With that 41-yard touchdown, Price arrested the momentum of the day. This is how you do it, he seemed to be saying, and his teammates followed his example. On the next play from scrimmage the Volunteers forced and recovered a fumble by Bulldogs quarterback Wayne Madkin. Martin took the next snap and hit sophomore Cedrick Wilson for the 26-yard score that capped Tennessee's 24-14 victory. It was not just a touchdown that Price had snatched out of the air. It was deliverance.

"Peerless was always a really good receiver," says Tennessee coach Phillip Fulmer, "but this year he's made more big plays than anybody we've had here in some time." The six-foot Price is not the biggest receiver in the country, nor the fastest, nor—with 61 catches for 920 yards and 10 touchdowns this season—the most prolific. He should be chosen in the first two rounds of the NFL draft next spring, but he might not be the first receiver taken.
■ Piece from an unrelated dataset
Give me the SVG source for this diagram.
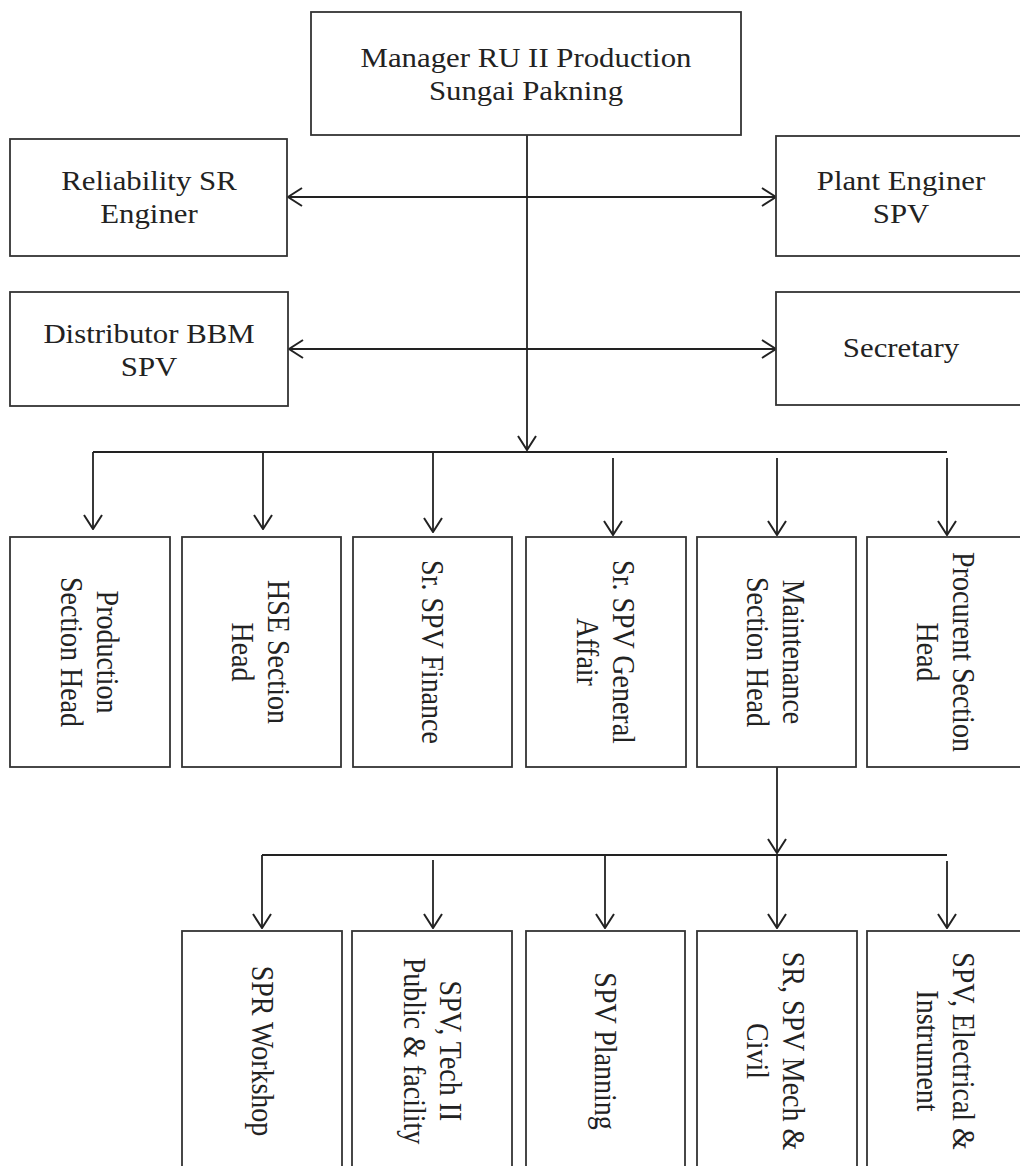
<svg xmlns="http://www.w3.org/2000/svg" width="1020" height="1166" viewBox="0 0 1020 1166">
  <defs>
    <style>
      .box { fill: #fff; stroke: #333; stroke-width: 1.8; }
      .wire { fill: none; stroke: #222; stroke-width: 1.8; }
      .lbl { font-family: "Liberation Serif", "Times New Roman", serif; font-size: 28px; fill: #222; text-anchor: middle; }
    </style>
    <marker id="arrow" viewBox="0 0 16 20" refX="15" refY="10" markerWidth="16" markerHeight="20" markerUnits="userSpaceOnUse" orient="auto-start-reverse">
      <path d="M1,1 L15,10 L1,19" fill="none" stroke="#222" stroke-width="2"/>
    </marker>
  </defs>

  <rect width="1020" height="1166" fill="#fff"/>

  <!-- connectors -->
  <g id="connectors" class="wire">
    <!-- manager trunk -->
    <path d="M527,135 V450" marker-end="url(#arrow)"/>
    <!-- staff links -->
    <path d="M288,197 H776" marker-start="url(#arrow)" marker-end="url(#arrow)"/>
    <path d="M289,349 H776" marker-start="url(#arrow)" marker-end="url(#arrow)"/>
    <!-- section bus -->
    <path d="M93,452 H947"/>
    <path d="M93,452 V529" marker-end="url(#arrow)"/>
    <path d="M263,452 V529" marker-end="url(#arrow)"/>
    <path d="M433,453 V532" marker-end="url(#arrow)"/>
    <path d="M613,458 V535" marker-end="url(#arrow)"/>
    <path d="M777,458 V535" marker-end="url(#arrow)"/>
    <path d="M947,458 V535" marker-end="url(#arrow)"/>
    <!-- maintenance branch -->
    <path d="M777,767 V853" marker-end="url(#arrow)"/>
    <path d="M262,855 H947"/>
    <path d="M262,855 V928" marker-end="url(#arrow)"/>
    <path d="M433,860 V928" marker-end="url(#arrow)"/>
    <path d="M605,855 V928" marker-end="url(#arrow)"/>
    <path d="M777,855 V928" marker-end="url(#arrow)"/>
    <path d="M947,861 V928" marker-end="url(#arrow)"/>
  </g>

  <!-- top level -->
  <g id="manager">
    <rect class="box" x="311" y="12" width="430" height="123"/>
    <text class="lbl" transform="translate(526,67) scale(1.1,1)"><tspan x="0" y="0">Manager RU II Production</tspan><tspan x="0" y="33">Sungai Pakning</tspan></text>
  </g>
  <g id="reliability">
    <rect class="box" x="10" y="139" width="277" height="117"/>
    <text class="lbl" transform="translate(149,190) scale(1.1,1)"><tspan x="0" y="0">Reliability SR</tspan><tspan x="0" y="33">Enginer</tspan></text>
  </g>
  <g id="distributor">
    <rect class="box" x="10" y="292" width="278" height="114"/>
    <text class="lbl" transform="translate(149,343) scale(1.1,1)"><tspan x="0" y="0">Distributor BBM</tspan><tspan x="0" y="33">SPV</tspan></text>
  </g>
  <g id="plant-engineer">
    <rect class="box" x="776" y="136" width="260" height="120"/>
    <text class="lbl" transform="translate(901,190) scale(1.1,1)"><tspan x="0" y="0">Plant Enginer</tspan><tspan x="0" y="33">SPV</tspan></text>
  </g>
  <g id="secretary">
    <rect class="box" x="776" y="292" width="260" height="113"/>
    <text class="lbl" transform="translate(901,357) scale(1.1,1)">Secretary</text>
  </g>

  <!-- sections -->
  <g id="production">
    <rect class="box" x="10" y="537" width="160" height="230"/>
    <text class="lbl" transform="translate(97,652) scale(1.1,1) rotate(90)"><tspan x="0" y="0">Production</tspan><tspan x="0" y="33">Section Head</tspan></text>
  </g>
  <g id="hse">
    <rect class="box" x="182" y="537" width="159" height="230"/>
    <text class="lbl" transform="translate(268,652) scale(1.1,1) rotate(90)"><tspan x="0" y="0">HSE Section</tspan><tspan x="0" y="33">Head</tspan></text>
  </g>
  <g id="finance">
    <rect class="box" x="353" y="537" width="159" height="230"/>
    <text class="lbl" transform="translate(422,652) scale(1.1,1) rotate(90)">Sr. SPV Finance</text>
  </g>
  <g id="general-affair">
    <rect class="box" x="526" y="537" width="160" height="230"/>
    <text class="lbl" transform="translate(613,652) scale(1.1,1) rotate(90)"><tspan x="0" y="0">Sr. SPV General</tspan><tspan x="0" y="33">Affair</tspan></text>
  </g>
  <g id="maintenance">
    <rect class="box" x="697" y="537" width="159" height="230"/>
    <text class="lbl" transform="translate(783,652) scale(1.1,1) rotate(90)"><tspan x="0" y="0">Maintenance</tspan><tspan x="0" y="33">Section Head</tspan></text>
  </g>
  <g id="procurement">
    <rect class="box" x="867" y="537" width="165" height="230"/>
    <text class="lbl" transform="translate(953,652) scale(1.1,1) rotate(90)"><tspan x="0" y="0">Procurent Section</tspan><tspan x="0" y="33">Head</tspan></text>
  </g>

  <!-- maintenance units -->
  <g id="workshop">
    <rect class="box" x="182" y="931" width="160" height="260"/>
    <text class="lbl" transform="translate(252,1051) scale(1.1,1) rotate(90)">SPR Workshop</text>
  </g>
  <g id="public-facility">
    <rect class="box" x="352" y="931" width="160" height="260"/>
    <text class="lbl" transform="translate(440,1051) scale(1.1,1) rotate(90)"><tspan x="0" y="0">SPV, Tech II</tspan><tspan x="0" y="33">Public &amp; facility</tspan></text>
  </g>
  <g id="planning">
    <rect class="box" x="526" y="931" width="159" height="260"/>
    <text class="lbl" transform="translate(595,1051) scale(1.1,1) rotate(90)">SPV Planning</text>
  </g>
  <g id="mech-civil">
    <rect class="box" x="697" y="931" width="160" height="260"/>
    <text class="lbl" transform="translate(783,1051) scale(1.1,1) rotate(90)"><tspan x="0" y="0">SR, SPV Mech &amp;</tspan><tspan x="0" y="33">Civil</tspan></text>
  </g>
  <g id="electrical-instrument">
    <rect class="box" x="867" y="931" width="165" height="260"/>
    <text class="lbl" transform="translate(953,1051) scale(1.1,1) rotate(90)"><tspan x="0" y="0">SPV, Electrical &amp;</tspan><tspan x="0" y="33">Instrument</tspan></text>
  </g>
</svg>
If he isn't, it will only be because the scouts don't recognize the truth of his first name.

When Price rescued Tennessee—for at least the fourth time this season—he was merely triumphing over his surroundings. He has been doing as much all his life, and it all comes down to his name and to the mother who blessed him with it. Were he a Price by any other name, he says, "I probably wouldn't be in college. I'd probably be just another guy in the neighborhood, standing on the corner, selling drugs or whatever I could just to get by. Just doing anything not to die."

"It was the name of a moving company I'd seen ads for," his mother, Vinder Burress, says. "I liked the name, so I looked it up in the dictionary. It means without equal"

The neighborhood of West Dayton, Ohio, into which Peerless LeCross Price was born in 1976 was deteriorating fast. His mother was worried about the growing violence and drug use. "I believed there was something special about him," she says of her second son, and by chance she discovered the handle that would see him through. At eight months he was walking. "See, he's already living up to his name," she said at the time. When he was two, she taught him his name, cutting the letters out of construction paper and asking him to hand them over—"Give me a P"—like a gentle cheerleader.

They didn't stay in any one house or apartment for long. "Sometimes my mother couldn't afford to pay the rent, and we would be evicted," Price says.